本作には本格ミステリではお馴染みの「読者への挑戦状」ならぬ「作者への挑戦状」が挿入されています。

そこには二つの問いが書かれているのですが、具体的に何か事件が起きたわけではないので、応えようがない。だからこれはいったいどういう意味なんだ、といった感じで展開していきます。

そういう性質なので読者も一緒になって推理するわけじゃないです。それでも、だいだいの予想はつきましたが。

結末が明らかになるパートでは、どんでん返しが用意されているので、ミステリっぽさもあります。でもやはりミステリが本質ではないですね。

メタフィクションとして

この作品を奇抜な作品にたらしめているのはその構造にあります。ある日、主人公は自分の執筆している異世界小説に入れるようになります。

そこから、現実世界と異世界が交互に語られ、途中でメタ的仕掛けが施されているのが明らかになります。

それだけで終わらず、「作者への挑戦状」によって、小説とは何なのか、キャラとは、作者とは何なのかを問いかけるような作品になっています。

メタ的には興味深い試みと思うものの、次第にこんがらがって来て、僕は純粋に面白いとは思えなかったです。途中までは楽しんで読んでたんですけどね。

著者にどうしても伝えたいことがあるのはよく分かりました。世の中がどういう風になってほしいのか、作品内で語っているそれは本心だと思う。メタ的な仕掛け、奇抜さだけを目的に書いたのではなく、強いメッセージが込められているんだと感じました。

総評

正直いうと、僕には合わなかったというのが本音ですね。
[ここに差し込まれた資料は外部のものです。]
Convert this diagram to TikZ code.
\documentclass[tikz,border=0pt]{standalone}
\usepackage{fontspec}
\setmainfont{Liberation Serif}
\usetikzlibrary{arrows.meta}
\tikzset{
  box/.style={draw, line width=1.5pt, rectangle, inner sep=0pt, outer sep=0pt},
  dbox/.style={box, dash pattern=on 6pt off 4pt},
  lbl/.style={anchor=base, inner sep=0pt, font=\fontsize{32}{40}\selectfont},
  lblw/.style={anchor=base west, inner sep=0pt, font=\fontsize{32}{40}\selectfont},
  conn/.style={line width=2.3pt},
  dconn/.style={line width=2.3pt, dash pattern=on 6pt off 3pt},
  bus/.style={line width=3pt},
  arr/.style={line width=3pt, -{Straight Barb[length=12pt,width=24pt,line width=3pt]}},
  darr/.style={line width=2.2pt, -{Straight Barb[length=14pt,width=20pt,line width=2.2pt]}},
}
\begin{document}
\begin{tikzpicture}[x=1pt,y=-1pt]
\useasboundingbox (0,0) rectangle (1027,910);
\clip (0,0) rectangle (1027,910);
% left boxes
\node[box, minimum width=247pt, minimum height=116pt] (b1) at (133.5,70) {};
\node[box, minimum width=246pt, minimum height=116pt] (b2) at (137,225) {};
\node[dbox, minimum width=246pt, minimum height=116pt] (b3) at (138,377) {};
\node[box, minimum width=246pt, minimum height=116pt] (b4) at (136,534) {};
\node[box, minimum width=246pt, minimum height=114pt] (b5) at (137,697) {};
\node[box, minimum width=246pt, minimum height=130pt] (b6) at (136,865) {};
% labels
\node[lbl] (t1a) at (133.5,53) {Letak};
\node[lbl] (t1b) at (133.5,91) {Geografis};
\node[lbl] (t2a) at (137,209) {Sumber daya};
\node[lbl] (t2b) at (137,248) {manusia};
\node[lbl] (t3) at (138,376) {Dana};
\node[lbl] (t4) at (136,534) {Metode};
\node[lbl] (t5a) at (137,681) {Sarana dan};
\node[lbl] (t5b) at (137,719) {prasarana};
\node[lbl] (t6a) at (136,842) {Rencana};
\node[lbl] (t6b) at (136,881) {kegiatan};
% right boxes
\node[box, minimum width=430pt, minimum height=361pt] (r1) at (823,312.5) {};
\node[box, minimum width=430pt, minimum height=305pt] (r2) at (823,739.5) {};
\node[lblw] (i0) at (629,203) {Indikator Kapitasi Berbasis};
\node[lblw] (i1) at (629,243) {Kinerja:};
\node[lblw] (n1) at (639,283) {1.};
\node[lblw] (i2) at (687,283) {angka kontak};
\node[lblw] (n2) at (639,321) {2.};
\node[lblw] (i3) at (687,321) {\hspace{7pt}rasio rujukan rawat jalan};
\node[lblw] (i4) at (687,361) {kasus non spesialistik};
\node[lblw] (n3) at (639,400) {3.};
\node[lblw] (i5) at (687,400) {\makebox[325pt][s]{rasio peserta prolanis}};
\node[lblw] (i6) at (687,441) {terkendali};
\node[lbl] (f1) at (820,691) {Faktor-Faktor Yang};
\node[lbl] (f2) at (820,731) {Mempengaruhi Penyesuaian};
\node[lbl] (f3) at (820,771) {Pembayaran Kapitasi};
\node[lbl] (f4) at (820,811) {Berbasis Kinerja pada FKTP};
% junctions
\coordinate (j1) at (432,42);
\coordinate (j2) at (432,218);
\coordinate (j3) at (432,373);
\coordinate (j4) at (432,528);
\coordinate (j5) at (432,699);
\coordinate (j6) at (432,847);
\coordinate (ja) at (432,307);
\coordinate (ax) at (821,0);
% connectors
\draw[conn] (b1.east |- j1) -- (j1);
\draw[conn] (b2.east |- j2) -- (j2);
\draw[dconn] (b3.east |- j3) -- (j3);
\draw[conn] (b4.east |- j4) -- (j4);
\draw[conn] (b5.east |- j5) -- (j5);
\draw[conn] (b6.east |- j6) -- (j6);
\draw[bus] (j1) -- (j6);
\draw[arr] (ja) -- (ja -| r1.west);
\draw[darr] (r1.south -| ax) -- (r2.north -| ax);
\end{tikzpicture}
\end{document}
その大きな理由の一つに物語の設定があります。

この作品は〝小説家になろう〟のような小説投稿サイトが話のメインになっていて、僕はその手のサイトをちゃんと利用した経験がないので、今一つ乗り切れませんでした(もちろん、どういうタイプの作品が多いのかは知っています)。

反対に共感できる部分も多々ありました。働いている時につまらないと思ったり、現実世界に生き甲斐を感じない、どこか遠くへ、異世界に行ってしまいたいと思う気持ちは分かります。

終盤で主人公が語るメッセージについても、例えそれが青臭い綺麗事だとしても、そんな世界になれるなら良いなあと思ったりもします。

いろいろと癖のある小説に違いありませんが、小説の在り方についての問題提起など、面白い試みを行っています。純粋にストーリーを楽しみたい人よりも、そういうメタ的なことに興味ある人におすすめです。

特に小説や漫画など創作活動を行っている人は、いろいろ考えさせられるものがあるんじゃないでしょうか。次の作品ではどんな物語を書くのか、非常に楽しみですね。